Charts and diagrams as code
━━━━━━━━━━━━━━━━━━━━━━━━━━━━━━

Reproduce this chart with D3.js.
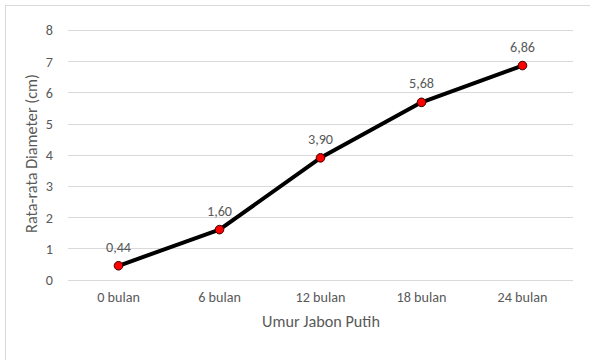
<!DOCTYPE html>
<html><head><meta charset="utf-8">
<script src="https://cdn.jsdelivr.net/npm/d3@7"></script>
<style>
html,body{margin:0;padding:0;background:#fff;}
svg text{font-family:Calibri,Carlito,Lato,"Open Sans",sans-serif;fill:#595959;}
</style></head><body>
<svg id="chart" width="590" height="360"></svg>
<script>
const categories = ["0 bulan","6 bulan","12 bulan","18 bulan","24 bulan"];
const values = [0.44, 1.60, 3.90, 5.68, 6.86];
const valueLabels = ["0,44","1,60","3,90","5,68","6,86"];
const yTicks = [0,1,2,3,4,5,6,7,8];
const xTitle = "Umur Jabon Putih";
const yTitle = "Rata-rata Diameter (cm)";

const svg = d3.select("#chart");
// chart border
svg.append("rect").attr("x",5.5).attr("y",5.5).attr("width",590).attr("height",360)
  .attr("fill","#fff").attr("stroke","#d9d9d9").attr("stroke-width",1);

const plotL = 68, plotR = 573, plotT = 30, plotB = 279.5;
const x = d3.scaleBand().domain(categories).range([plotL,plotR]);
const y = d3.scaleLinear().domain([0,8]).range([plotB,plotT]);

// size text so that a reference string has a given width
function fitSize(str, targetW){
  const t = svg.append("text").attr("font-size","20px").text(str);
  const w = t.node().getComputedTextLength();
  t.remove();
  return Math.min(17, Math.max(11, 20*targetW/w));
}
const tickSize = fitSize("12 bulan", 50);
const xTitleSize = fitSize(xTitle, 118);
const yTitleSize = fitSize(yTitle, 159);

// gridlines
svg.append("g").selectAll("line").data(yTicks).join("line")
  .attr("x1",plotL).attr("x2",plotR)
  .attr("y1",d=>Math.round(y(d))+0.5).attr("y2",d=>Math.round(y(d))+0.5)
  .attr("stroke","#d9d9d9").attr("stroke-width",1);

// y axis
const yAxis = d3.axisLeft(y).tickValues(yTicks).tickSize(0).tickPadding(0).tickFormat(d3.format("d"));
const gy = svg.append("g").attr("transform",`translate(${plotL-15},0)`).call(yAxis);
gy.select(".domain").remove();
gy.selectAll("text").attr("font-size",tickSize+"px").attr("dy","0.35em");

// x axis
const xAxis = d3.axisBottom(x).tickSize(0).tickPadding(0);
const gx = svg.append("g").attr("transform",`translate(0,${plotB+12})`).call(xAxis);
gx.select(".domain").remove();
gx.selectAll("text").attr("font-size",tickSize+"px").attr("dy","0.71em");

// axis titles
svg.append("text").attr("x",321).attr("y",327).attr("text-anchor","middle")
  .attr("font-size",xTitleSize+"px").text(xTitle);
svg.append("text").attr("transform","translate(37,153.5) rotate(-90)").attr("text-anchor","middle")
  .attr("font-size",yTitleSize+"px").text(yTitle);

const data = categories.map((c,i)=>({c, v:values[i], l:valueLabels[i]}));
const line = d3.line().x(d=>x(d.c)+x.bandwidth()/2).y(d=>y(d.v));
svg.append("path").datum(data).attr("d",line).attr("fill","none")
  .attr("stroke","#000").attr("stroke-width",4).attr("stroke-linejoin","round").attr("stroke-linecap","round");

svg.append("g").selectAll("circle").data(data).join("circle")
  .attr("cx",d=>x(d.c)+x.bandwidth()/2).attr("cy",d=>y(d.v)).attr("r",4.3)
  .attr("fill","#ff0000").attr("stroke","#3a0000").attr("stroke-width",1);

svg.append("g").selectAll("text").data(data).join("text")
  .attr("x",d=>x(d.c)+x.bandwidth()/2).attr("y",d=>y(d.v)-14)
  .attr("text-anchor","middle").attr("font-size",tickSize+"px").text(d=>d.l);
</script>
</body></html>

━━━━━━━━━━━━━━━━━━━━━━━━━━━━━━

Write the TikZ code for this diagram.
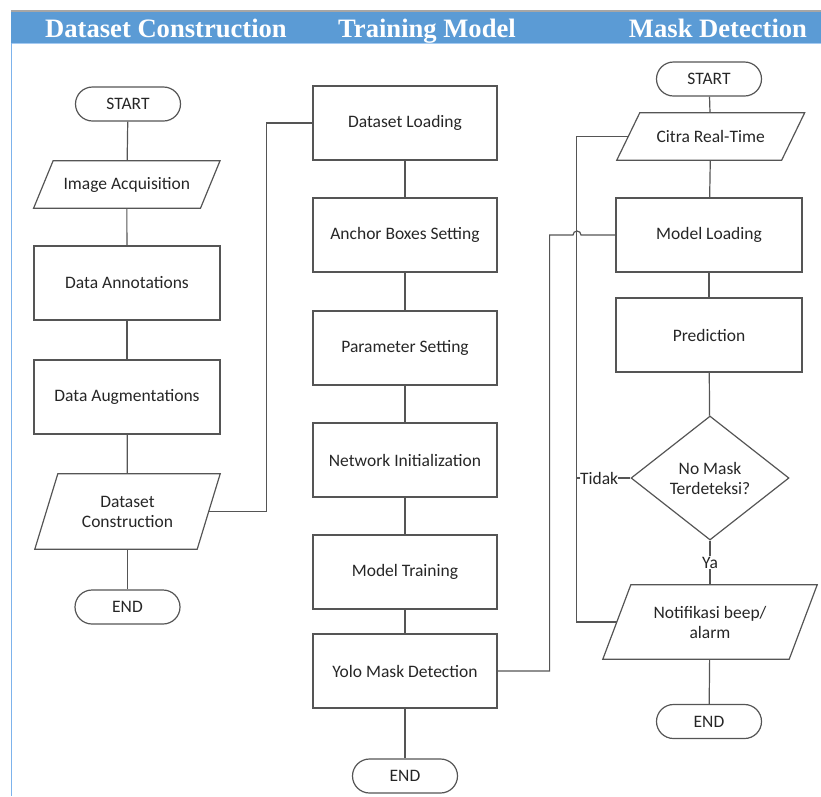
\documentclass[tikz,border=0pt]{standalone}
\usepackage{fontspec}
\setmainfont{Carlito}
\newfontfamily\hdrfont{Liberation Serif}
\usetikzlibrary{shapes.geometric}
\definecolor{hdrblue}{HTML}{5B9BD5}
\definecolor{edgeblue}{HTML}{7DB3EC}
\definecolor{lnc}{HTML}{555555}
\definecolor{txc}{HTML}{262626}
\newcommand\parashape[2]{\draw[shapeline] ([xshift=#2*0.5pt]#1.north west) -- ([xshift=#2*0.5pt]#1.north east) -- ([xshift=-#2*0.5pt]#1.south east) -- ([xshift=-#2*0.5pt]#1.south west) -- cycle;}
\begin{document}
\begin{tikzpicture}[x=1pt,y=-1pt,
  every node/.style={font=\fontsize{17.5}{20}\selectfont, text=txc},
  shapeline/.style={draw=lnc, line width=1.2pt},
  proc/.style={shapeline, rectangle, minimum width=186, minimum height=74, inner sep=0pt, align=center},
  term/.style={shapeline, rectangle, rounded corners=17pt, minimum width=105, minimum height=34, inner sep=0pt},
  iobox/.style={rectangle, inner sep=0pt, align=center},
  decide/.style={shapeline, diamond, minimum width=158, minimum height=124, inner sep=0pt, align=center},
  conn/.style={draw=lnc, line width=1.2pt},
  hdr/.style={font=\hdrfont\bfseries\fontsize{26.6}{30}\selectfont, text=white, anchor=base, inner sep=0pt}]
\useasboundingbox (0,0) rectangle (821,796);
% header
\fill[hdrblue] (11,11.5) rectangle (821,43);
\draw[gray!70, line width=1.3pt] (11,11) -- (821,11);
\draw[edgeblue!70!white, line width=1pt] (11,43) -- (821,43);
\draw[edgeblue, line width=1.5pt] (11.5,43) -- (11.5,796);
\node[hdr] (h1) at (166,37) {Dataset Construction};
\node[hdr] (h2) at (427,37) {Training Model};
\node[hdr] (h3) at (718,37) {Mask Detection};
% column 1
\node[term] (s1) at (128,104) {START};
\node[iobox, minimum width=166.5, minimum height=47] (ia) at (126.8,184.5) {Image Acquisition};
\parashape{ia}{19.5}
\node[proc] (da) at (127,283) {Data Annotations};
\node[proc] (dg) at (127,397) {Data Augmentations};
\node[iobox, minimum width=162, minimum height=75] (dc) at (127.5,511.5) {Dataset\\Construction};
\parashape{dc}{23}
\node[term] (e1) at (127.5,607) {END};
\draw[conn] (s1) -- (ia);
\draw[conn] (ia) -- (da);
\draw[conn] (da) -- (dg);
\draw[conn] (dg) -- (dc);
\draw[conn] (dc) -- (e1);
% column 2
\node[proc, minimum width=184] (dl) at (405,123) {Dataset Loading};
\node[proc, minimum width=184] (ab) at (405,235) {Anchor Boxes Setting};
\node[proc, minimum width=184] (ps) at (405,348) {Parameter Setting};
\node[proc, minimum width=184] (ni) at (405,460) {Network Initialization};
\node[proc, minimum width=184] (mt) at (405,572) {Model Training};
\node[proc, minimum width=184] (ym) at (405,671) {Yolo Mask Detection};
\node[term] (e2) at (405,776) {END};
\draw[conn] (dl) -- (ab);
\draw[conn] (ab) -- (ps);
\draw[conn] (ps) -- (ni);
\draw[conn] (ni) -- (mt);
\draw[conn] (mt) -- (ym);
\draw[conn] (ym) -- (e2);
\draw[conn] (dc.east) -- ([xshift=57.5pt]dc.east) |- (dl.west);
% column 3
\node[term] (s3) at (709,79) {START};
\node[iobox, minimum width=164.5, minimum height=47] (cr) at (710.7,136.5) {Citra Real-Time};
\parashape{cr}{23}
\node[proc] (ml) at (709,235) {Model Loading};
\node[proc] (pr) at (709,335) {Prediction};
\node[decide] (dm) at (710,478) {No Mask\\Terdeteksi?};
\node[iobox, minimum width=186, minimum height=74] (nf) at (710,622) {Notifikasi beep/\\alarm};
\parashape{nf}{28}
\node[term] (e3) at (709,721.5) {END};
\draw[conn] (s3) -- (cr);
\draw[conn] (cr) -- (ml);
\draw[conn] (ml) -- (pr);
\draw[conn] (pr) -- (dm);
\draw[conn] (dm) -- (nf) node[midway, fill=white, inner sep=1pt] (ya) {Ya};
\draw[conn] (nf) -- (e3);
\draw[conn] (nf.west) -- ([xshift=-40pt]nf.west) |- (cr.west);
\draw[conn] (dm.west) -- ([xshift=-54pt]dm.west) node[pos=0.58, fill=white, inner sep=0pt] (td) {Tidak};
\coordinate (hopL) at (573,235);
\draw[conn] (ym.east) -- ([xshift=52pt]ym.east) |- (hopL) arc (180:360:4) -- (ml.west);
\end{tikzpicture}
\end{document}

━━━━━━━━━━━━━━━━━━━━━━━━━━━━━━

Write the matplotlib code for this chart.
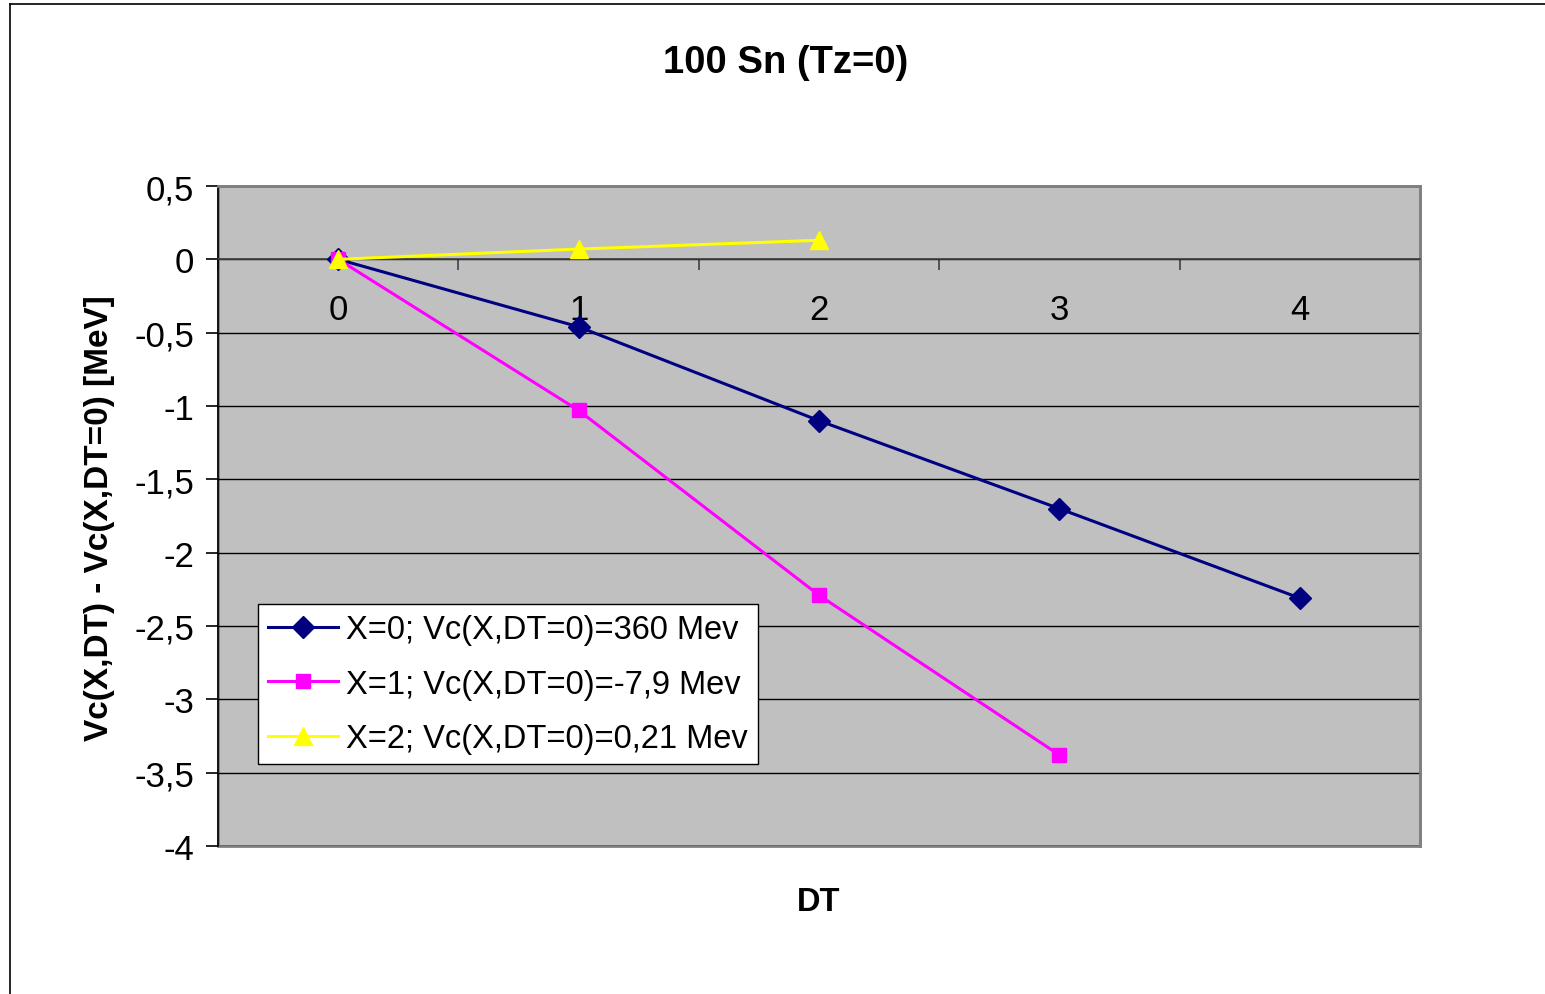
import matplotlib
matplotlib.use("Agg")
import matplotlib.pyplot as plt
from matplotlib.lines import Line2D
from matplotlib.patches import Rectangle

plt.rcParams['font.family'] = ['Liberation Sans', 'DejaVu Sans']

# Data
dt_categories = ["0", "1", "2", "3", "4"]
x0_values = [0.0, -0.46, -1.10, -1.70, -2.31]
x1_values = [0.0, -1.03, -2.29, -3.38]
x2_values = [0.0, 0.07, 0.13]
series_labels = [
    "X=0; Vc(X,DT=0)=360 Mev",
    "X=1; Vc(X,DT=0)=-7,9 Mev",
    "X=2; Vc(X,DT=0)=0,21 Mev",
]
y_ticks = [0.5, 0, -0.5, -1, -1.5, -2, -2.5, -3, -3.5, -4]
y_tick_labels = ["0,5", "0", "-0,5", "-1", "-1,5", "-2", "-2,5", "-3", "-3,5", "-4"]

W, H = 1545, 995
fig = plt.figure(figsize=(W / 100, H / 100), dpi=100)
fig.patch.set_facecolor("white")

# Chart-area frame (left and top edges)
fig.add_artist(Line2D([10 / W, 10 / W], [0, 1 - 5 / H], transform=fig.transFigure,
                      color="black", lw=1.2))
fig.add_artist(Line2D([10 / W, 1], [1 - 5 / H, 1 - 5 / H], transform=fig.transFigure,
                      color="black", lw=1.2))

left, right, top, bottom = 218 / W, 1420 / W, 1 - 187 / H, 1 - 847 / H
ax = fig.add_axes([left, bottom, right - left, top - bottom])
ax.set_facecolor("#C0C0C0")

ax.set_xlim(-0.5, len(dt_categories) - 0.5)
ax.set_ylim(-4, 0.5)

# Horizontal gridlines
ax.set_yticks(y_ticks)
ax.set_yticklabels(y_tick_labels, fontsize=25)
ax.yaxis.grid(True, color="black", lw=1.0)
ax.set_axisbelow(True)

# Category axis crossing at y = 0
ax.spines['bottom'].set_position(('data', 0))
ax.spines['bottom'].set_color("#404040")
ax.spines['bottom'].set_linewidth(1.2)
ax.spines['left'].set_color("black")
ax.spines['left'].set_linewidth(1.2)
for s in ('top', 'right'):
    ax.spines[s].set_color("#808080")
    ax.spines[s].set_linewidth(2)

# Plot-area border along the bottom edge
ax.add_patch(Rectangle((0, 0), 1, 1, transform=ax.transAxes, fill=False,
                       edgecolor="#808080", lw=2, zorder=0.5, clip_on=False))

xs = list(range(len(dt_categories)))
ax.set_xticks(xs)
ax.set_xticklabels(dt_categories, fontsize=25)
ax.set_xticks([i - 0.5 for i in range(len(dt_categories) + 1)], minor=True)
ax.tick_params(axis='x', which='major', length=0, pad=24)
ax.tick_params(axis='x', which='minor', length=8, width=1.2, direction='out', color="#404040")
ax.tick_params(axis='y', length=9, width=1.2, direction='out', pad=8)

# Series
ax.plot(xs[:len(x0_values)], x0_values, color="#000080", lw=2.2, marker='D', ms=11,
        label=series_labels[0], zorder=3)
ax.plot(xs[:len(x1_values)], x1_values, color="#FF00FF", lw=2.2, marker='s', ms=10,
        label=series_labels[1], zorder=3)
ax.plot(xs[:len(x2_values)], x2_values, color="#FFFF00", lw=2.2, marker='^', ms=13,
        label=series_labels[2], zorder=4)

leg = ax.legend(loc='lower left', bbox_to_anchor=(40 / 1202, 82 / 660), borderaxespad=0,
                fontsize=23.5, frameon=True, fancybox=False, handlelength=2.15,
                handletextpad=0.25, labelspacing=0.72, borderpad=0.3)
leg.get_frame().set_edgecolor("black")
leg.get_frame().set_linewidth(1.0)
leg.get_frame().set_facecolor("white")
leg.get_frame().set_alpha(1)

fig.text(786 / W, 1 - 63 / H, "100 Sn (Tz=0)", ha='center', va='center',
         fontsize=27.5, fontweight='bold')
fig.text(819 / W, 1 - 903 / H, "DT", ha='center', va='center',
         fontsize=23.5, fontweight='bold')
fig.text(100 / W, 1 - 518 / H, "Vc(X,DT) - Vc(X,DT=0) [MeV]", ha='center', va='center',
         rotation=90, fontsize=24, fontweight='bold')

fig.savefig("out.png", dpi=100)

━━━━━━━━━━━━━━━━━━━━━━━━━━━━━━

Using the records above, say how many lines include the string "Write". Only the number is wanted.

* [Written solution]
2